In Tim O’Brien’s work titled The Things They Carried, the chapter titled “In the Field” can be analyzed in terms of its themes, its tones, and its narrative styles. Such analysis might be outlined as follows:
- One theme of the chapter involves the sheer physical unpleasantness of war.
- Comradeship in wartime is another theme, as is suggested by the focus, in the first paragraph, on finding Kiowa’s body.
- Another theme is the harshness of nature; the presentation of nature here can hardly be called naïve or Romantic.
- Another theme involves the tendency of soldiers – especially those in responsibility – to ponder and agonize over the decisions they have made, especially if those decisions have resulted in a loss of a comrade’s life.
- Another theme involves the tensions that often arise among comrades during a time of war.
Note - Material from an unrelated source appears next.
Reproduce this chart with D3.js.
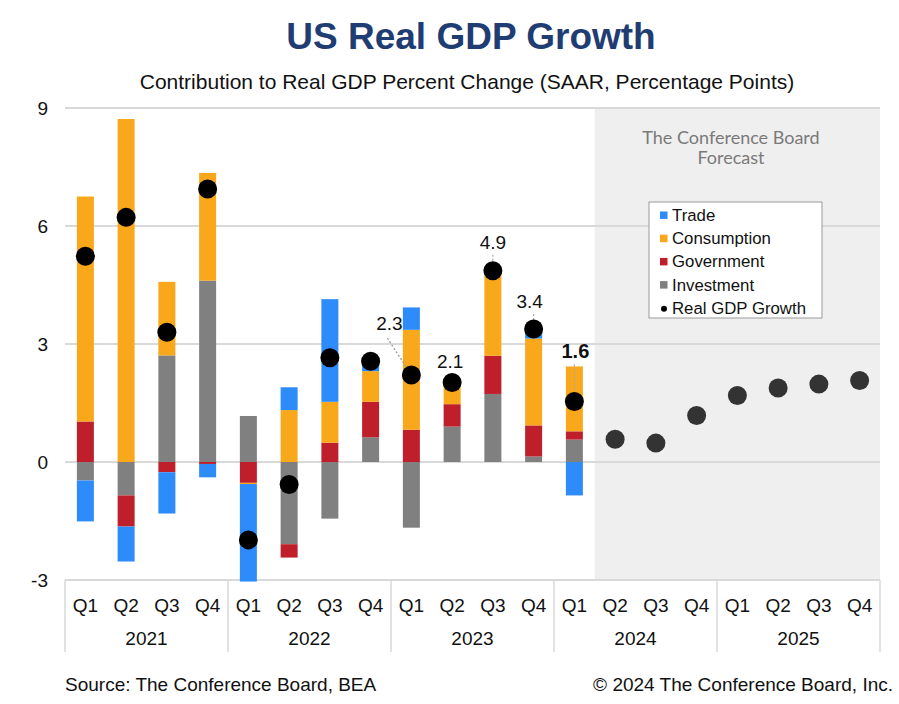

- Another theme involves the ability of the human mind to be in two places at once – one place where it “really” is, another place that preoccupies its thoughts and memories, as in Lieutenant Cross’s various thoughts and recollections about the United States.
- One tone of the chapter is grimly realistic – a tone implied in the chapter’s very first sentence.
- Another tone is moralistic, as when Lieutenant Cross continually reflects on the goodness and decency of his lost comrade.
- Irony is another tone of this chapter, as is made clear from Azar’s comments.
- One style featured is this chapter is a style that might be called vulgar or obscene by some but that O’Brien would probably call honest, as in the repeated use of the term “shit field.”
- One stylistic method featured in this chapter might be termed “stream of consciousness,” as when impressions seem to overwhelm normal grammar and syntax, as in the flow of fragments in the following passage:
And Kiowa had been a splendid human being, the very best, intelligent and gentle and quiet-spoken. Very brave, too. And decent.
- Another stylistic method used in this chapter involves emphatically brief paragraphs. Thus as one point an extremely long and detailed paragraph concerning Kiowa’s death is followed immediately by the following extremely brief paragraph: “A crime, Jimmy Cross thought.” This sentence -- a fragment, really, rather than a sentence – receives all the more stress because it is so brief and abrupt.
- Another aspect of the style of this chapter involves the chapter’s emphasis on vivid sense impressions, including those of touch, sight, hearing, and smell, as in the following sentence:
The rain made quick dents in the water, like tiny mouths, and the stink was everywhere.